Movies and Motivation

  • A feature film is an escape, a fantasy, a comedic or dramatic entertainment that might be an expression of art and is firmly in the camp of the commercial. The desire to make art may or may not drive the production, but the film is created to be sold, to make money. The motivation for a documentary is to educate or inspire. The viewer might be convinced to share the filmmaker's outrage over an injustice, such as a genocide, or a major threat, such as climate change. The information might celebrate a marvel -- the flight of the monarch butterfly -- or chronicle an event -- preparation for a manned space flight. The conviction of the documentary maker is the incentive for making the film and it may serve as a broader call to action regarding the issue chronicled.

Fiction vs. Reality

  • Director Martin Scorsese thinks narrative feature films are harder to make; he feels its like putting together a demanding puzzle, because of the coordination needed for actors, crew, specialists, equipment, locations and every other element of the project. Some documentaries are shot as they happen, with the script sometimes being written after the filming, making it a bit problematic. Life must be neatly fitted into the dramatic storytelling form and it doesn't always cooperate. The bigger logistical challenge is the feature film but the greater degree of uncertainty comes during the documentary film-making process.
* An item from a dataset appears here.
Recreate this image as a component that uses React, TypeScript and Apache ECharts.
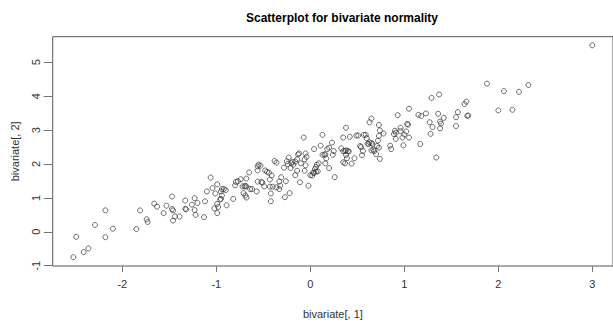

Fiction and the Feature Film

  • A feature film is a story told in sound and pictures and, even when it is based on or inspired by reality, it is fiction. The film typically follows a three-act structure with the introduction of the characters and conflict in the first act, the complications and raising of the stakes in the middle or second act and the dramatic conclusion or resolution in the third act. The story is structured around sequences and the sequences are made of scenes, with attention to plot and pacing that hold the attention of the audience. A script will be styled to convey a feeling -- the cinematographer, sometimes called the director of photography works on lighting and the color palette for the camera. Scenery and locations are painstakingly selected or created, while the costumes, music, props and casting of the actors are not left to chance. A feature film is a carefully controlled artifice, start to finish, and requires a suspension of disbelief on the part of the audience.

Hallmarks of a Documentary

  • The strongest documentaries have some elements in common. Each story is different but the right elements will produce an identifiable audience reaction. A great documentary may inspire powerful emotion or a change in behavior, shock or surprise the audience, present information and challenge the viewer to form an opinion about it, espouse a deeply held belief and capture a clear, sometimes controversial point of view. There is no rigidly defined technique -- documentary films employ many of the methods used in making commercial feature films and may include animation, studio shots with sound and lighting set up for an interview, cross-fading, multiple camera angles and scene-setting beauty shots. But technique exists in service to the portrayal of reality. A true documentary will sacrifice artistic effect in favor of authenticity.